When I was in sixth grade my Grandpa died and people brought over food for weeks on end. We didn’t need to cook hardly at all. I feel like that’s one of the standard ways that people take care of each other in our churches. When we don’t know what else to do we cook.
Yesterday my friend Sara Choe wrote a good blog. She was confronted with the reality of sex trafficking in her own neighborhood. She was disturbed and stirred to act. Then she ended up facing the questions many of us face when we are stirred to meet a need in our community. She ended with this: “Yet the question I’m faced with isn’t, ‘Should I do something about this?’ Friends, how should I respond? Between being a full-time support raising missions mobilizer, and serving in several capacities at church, what am I to do?”
I was recently faced with similar questions in my community. There is a woman in our community here in Gainesville, GA who has recently been battling several (literally more than ten) infections and illnesses at one time. She recently moved to Gainesville to work for Adventures in Missions and soon thereafter came down with illness. One of my close friends has been helping to take care of her for weeks. She has been nursing her, taking her to doctors’ appointments and making sure she is fed and cared for. But it’s beginning to take a toll on her and she tried to enlist some help.

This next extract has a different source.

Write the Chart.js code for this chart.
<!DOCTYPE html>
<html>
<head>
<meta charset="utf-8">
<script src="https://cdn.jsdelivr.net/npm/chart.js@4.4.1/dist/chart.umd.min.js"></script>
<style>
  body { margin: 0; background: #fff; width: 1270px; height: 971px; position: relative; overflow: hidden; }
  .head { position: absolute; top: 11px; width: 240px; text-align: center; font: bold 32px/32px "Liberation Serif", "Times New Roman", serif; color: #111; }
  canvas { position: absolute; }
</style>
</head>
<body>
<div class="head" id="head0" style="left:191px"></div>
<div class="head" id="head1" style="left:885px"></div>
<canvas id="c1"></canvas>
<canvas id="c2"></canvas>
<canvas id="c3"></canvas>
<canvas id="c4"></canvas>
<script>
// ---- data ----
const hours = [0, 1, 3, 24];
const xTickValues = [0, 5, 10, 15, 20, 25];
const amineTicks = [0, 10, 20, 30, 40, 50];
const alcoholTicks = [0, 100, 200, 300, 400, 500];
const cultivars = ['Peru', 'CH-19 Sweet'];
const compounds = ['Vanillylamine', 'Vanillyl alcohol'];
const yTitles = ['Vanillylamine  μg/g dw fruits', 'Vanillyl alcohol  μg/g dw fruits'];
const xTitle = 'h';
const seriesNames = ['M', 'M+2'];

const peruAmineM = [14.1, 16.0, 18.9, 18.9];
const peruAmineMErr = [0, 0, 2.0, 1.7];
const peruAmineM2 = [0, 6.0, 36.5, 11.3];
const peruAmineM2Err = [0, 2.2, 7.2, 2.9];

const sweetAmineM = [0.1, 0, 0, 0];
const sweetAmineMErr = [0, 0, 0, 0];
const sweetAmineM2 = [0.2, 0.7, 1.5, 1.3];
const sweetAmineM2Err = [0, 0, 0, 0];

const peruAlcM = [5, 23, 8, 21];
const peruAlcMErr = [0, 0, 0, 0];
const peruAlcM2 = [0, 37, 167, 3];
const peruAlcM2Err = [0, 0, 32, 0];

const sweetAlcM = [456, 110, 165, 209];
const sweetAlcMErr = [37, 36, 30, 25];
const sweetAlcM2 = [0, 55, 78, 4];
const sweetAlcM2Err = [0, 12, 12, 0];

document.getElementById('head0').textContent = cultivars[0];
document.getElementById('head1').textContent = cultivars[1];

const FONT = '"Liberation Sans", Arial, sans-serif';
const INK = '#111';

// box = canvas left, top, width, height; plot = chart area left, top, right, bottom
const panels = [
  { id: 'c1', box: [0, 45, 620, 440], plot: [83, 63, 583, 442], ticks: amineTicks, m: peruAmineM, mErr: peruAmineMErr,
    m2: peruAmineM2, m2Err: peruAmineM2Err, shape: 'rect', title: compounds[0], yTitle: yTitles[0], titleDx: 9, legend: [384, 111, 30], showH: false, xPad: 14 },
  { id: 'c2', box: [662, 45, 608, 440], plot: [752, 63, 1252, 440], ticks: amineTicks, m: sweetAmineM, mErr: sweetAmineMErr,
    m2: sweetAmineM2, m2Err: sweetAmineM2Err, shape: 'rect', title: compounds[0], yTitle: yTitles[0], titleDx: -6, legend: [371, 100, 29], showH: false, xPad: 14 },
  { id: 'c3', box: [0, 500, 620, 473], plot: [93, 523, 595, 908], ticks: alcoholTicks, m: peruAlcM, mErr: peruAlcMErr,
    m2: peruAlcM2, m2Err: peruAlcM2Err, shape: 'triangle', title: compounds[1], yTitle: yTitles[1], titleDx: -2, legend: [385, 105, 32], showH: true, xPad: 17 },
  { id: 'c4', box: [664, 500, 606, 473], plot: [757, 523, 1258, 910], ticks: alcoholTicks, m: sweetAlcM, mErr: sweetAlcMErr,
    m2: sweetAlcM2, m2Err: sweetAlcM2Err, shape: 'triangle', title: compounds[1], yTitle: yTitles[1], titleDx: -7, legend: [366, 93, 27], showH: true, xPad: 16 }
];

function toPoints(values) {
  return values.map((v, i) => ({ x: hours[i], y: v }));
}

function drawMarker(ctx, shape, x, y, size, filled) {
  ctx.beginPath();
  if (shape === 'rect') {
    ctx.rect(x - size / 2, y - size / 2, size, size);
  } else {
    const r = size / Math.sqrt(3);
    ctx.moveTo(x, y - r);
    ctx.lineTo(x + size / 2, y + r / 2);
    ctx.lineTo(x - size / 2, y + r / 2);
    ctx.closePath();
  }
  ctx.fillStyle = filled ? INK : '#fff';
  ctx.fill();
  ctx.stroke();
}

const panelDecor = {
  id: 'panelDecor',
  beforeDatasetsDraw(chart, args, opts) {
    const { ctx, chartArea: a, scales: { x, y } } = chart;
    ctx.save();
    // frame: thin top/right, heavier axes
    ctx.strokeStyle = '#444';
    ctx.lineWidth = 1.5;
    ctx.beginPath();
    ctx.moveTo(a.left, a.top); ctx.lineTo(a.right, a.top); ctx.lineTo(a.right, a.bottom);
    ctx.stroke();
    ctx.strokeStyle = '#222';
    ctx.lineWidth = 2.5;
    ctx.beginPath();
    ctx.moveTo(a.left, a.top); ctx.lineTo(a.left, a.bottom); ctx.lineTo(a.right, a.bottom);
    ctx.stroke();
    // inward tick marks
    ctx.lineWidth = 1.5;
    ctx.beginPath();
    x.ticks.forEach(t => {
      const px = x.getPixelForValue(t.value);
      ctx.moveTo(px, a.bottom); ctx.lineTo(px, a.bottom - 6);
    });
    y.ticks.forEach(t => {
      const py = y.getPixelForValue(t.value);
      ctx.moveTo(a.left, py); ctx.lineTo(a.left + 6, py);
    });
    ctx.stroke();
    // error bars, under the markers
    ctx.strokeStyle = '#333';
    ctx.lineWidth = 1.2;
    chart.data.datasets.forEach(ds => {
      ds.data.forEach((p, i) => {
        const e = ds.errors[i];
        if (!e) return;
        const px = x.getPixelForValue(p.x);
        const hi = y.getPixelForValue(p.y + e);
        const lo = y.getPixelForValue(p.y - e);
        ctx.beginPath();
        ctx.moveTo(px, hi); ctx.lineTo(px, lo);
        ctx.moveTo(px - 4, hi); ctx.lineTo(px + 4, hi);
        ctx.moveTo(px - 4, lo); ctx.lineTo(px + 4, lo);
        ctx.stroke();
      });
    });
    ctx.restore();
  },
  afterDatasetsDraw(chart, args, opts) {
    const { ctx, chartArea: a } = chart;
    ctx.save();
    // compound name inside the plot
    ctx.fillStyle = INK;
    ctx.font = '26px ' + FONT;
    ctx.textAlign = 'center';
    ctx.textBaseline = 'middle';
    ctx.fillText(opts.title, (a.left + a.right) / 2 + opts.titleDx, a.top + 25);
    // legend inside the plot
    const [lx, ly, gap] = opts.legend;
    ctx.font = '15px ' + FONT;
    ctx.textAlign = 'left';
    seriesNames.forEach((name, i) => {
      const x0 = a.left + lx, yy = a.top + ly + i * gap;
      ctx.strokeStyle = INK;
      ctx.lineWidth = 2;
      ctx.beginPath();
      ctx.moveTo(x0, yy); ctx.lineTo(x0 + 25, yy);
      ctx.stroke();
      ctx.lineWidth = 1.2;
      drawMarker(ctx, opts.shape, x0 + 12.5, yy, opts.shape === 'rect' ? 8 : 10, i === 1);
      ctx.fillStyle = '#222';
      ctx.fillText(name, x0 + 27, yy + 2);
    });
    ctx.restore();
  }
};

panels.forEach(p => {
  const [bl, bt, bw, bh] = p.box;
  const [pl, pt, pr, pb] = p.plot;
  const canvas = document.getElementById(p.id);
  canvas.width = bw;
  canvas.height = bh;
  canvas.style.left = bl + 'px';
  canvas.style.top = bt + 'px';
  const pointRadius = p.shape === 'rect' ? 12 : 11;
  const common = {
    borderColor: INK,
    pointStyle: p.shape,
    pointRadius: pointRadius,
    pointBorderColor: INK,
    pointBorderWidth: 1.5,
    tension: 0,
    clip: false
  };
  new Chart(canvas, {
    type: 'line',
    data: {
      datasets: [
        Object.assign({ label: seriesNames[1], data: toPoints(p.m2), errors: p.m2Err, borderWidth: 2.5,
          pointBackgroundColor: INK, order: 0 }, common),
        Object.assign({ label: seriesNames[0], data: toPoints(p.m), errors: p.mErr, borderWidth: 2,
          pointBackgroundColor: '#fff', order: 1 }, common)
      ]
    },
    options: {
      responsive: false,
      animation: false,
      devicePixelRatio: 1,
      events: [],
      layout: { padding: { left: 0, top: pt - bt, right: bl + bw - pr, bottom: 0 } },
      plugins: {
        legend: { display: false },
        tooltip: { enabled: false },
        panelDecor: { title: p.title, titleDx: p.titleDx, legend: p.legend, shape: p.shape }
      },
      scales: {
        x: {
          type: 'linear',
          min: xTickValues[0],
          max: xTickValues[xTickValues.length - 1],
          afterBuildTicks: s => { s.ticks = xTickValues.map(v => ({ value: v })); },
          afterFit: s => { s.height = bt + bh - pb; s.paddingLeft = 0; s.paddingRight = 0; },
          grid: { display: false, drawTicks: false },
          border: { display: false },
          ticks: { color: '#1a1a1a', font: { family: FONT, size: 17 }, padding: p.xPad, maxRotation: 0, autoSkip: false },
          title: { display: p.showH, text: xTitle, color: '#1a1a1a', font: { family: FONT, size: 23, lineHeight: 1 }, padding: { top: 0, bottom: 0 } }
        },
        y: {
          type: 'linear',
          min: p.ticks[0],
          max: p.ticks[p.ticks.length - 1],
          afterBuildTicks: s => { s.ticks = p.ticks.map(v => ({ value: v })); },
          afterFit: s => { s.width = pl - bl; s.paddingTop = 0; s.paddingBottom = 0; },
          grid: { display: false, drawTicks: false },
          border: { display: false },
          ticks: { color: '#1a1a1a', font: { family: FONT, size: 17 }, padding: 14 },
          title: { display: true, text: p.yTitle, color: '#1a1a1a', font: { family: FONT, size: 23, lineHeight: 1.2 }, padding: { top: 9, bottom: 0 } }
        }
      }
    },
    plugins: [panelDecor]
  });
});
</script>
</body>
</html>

My friend sent out an email inviting people to visit the woman who has been suffering from illness to pray for her. She was a little disappointed with the response. We talked about it. She started to question the level of commitment in our community to BE the church.
As we talked through the lengthy emotional ordeal and the litany of diagnoses this woman has endured, my heart was breaking for her. I felt the urgency of need to help her, but I wasn’t sure what I could do. I had a prior engagement at the time of the prayer meeting organized by my friend, but even if I had been free I wouldn’t have been excited about going. If I were to pray for the woman I would want to be able to counsel her through what has been going on for her spiritually and emotionally throughout this trying physical ordeal.

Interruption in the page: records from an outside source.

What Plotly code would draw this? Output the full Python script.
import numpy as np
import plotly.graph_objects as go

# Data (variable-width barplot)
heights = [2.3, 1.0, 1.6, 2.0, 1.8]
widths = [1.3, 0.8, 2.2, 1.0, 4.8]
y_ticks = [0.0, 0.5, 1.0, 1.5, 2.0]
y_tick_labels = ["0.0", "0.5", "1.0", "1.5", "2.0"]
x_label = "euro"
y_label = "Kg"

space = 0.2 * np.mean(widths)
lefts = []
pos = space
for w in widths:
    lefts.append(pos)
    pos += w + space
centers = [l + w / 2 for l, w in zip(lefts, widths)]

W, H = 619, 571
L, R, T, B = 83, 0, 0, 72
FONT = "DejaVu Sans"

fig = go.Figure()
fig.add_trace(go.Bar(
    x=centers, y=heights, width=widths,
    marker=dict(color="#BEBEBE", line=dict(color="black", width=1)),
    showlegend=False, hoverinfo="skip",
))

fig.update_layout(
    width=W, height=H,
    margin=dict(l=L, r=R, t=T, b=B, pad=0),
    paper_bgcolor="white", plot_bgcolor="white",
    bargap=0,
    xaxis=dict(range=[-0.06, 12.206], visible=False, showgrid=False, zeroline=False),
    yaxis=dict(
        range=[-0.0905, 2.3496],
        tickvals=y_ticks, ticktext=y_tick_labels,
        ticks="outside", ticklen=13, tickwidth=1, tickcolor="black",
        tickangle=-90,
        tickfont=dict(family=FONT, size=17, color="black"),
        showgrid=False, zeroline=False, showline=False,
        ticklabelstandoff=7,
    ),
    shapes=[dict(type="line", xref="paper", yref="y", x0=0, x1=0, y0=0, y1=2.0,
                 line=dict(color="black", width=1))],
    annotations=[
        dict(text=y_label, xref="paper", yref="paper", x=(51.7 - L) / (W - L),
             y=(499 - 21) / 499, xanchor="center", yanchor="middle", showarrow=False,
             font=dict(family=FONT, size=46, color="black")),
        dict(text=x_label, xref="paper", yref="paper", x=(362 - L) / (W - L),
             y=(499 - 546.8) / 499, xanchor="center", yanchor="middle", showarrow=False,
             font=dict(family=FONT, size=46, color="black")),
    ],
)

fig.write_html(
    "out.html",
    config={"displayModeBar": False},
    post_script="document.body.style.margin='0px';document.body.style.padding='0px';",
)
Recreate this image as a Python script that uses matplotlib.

As I began to process what I could offer, I was thinking about how there are already a lot of things going on in my life. At the same time there are not many other people answering the call of community, trying to be the care and ministry she needs. So is that my duty? What can I do for this woman whom I have never met?
So what do we do when cooking lasagna isn’t enough? How would you like to see your communities coming around brothers and sisters in need?